--- Data entries ---
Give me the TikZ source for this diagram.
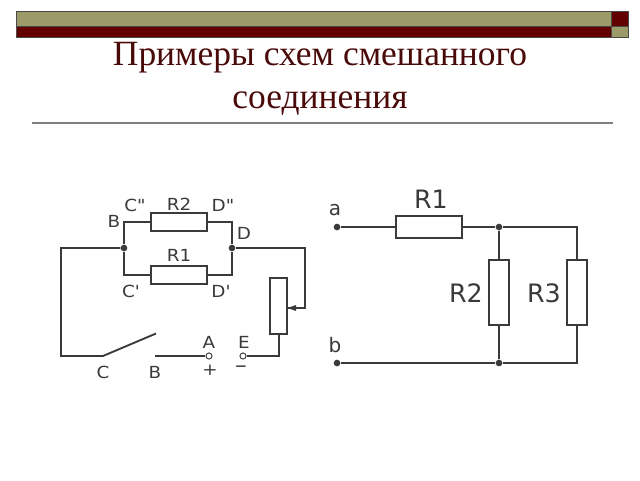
\documentclass[tikz,border=0pt]{standalone}
\usepackage{fontspec}
\setmainfont{DejaVu Sans}
\newfontfamily\titlefont{Liberation Serif}
\newfontfamily\labfont[FakeStretch=1.1]{DejaVu Sans}
\definecolor{olivebar}{HTML}{9C9A68}
\definecolor{maroonbar}{HTML}{620000}
\definecolor{titlecol}{HTML}{4A0A0A}
\definecolor{wirecol}{HTML}{3A3A3A}
\definecolor{edgecol}{HTML}{4A4A4A}
\tikzset{
 barbox/.style={draw=edgecol,line width=0.75pt,inner sep=0},
 wire/.style={draw=wirecol,line width=1.4pt},
 res/.style={draw=wirecol,fill=white,line width=1.4pt,inner sep=0},
 dotj/.style={circle,fill=wirecol,inner sep=0,minimum size=5pt},
 opent/.style={circle,draw=wirecol,fill=white,line width=0.7pt,inner sep=0,minimum size=4.6pt},
 lab/.style={text=wirecol,font=\labfont\fontsize{12.5pt}{14pt}\selectfont,inner sep=0},
 labbig/.style={text=wirecol,font=\fontsize{19pt}{21pt}\selectfont,inner sep=0},
 labmid/.style={text=wirecol,font=\fontsize{15pt}{17pt}\selectfont,inner sep=0},
 titletext/.style={text=titlecol,font=\titlefont\fontsize{26.6pt}{30pt}\selectfont,inner sep=0,anchor=base},
}
\begin{document}
\begin{tikzpicture}[x=0.75pt,y=-0.75pt]
\useasboundingbox (0,0) rectangle (640,480);
% header bars
\path[barbox,fill=olivebar] (16,11) rectangle (611,26);
\path[barbox,fill=maroonbar] (16,26) rectangle (611,37);
\path[barbox,fill=maroonbar] (611,11) rectangle (628,26);
\path[barbox,fill=olivebar] (611,26) rectangle (628,37);
% title
\node[titletext] (t1) at (320,65) {Примеры схем смешанного};
\node[titletext] (t2) at (320,108) {соединения};
\draw[draw=gray,line width=1.4pt] (32,123) -- (613,123);

% left circuit
\node[res,minimum width=42pt,minimum height=13.5pt] (LR2) at (179,222) {};
\node[res,minimum width=42pt,minimum height=13.5pt] (LR1) at (179,275) {};
\node[res,minimum width=12.75pt,minimum height=42pt] (POT) at (278.5,306) {};
\node[dotj] (JB) at (124,248) {};
\node[dotj] (JD) at (232,248) {};
\node[opent] (TA) at (209,356) {};
\node[opent] (TE) at (243,356) {};
\coordinate (SW1) at (103,356);
\coordinate (SW2) at (156,333.5);
\coordinate (SW3) at (155,356);
\coordinate (WA) at (305,308);
\path[wire] (JB) -- (124,222) -- (LR2.west);
\path[wire] (LR2.east) -- (232,222) -- (JD);
\path[wire] (JB) -- (124,275) -- (LR1.west);
\path[wire] (LR1.east) -- (232,275) -- (JD);
\path[wire] (JB) -- (61,248) -- (61,356) -- (SW1) -- (SW2);
\path[wire] (SW3) -- (TA);
\path[wire] (TE) -- (279,356) -- (279,334);
\path[wire] (JD) -- (305,248) -- (WA) -- (POT.east |- WA);
\fill[wirecol] (287.5,308) -- (296,305) -- (296,311) -- cycle;
% left labels
\node[lab] (lR2) at (179,204) {R2};
\node[lab] (lR1) at (179,255.5) {R1};
\node[lab] (lC2) at (135,205) {C"};
\node[lab] (lD2) at (223,205) {D"};
\node[lab] (lB1) at (114,221.5) {B};
\node[lab] (lD) at (244,233.5) {D};
\node[lab] (lC1) at (131,291) {C'};
\node[lab] (lD1) at (221,291) {D'};
\node[lab] (lA) at (209,342) {A};
\node[lab] (lE) at (244,342) {E};
\node[lab] (lC) at (103,372) {C};
\node[lab] (lB) at (155,372) {B};
\node[lab] (lplus) at (210,370.5) {+};
\node[lab] (lminus) at (241,369.5) {\fontsize{16pt}{16pt}\selectfont –};

% right circuit
\node[res,minimum width=49.5pt,minimum height=16.5pt] (R1) at (429,227) {};
\node[res,minimum width=15pt,minimum height=48.75pt] (R2) at (499,292.5) {};
\node[res,minimum width=15pt,minimum height=48.75pt] (R3) at (577,292.5) {};
\node[dotj] (Ta) at (337,227) {};
\node[dotj] (Tb) at (337,363) {};
\node[dotj] (J1) at (499,227) {};
\node[dotj] (J2) at (499,363) {};
\path[wire] (Ta) -- (R1.west);
\path[wire] (R1.east) -- (J1) -- (R2.north);
\path[wire] (J1) -- (577,227) -- (R3.north);
\path[wire] (R2.south) -- (J2);
\path[wire] (Tb) -- (J2) -- (577,363) -- (R3.south);
\node[labbig] (lr1) at (431,199) {R1};
\node[labbig] (lr2) at (466,293) {R2};
\node[labbig] (lr3) at (544,293) {R3};
\node[labmid] (la) at (335,210) {a};
\node[labmid] (lb) at (335,345) {b};
\end{tikzpicture}
\end{document}
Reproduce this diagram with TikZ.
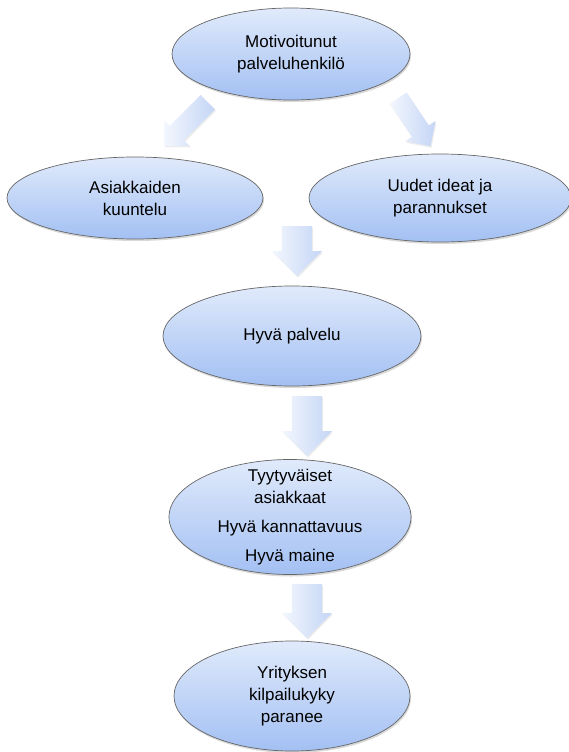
---
Search the entries for the word "diagram" and copy every line that has it.

Give me the TikZ source for this diagram.
Reproduce this diagram with TikZ.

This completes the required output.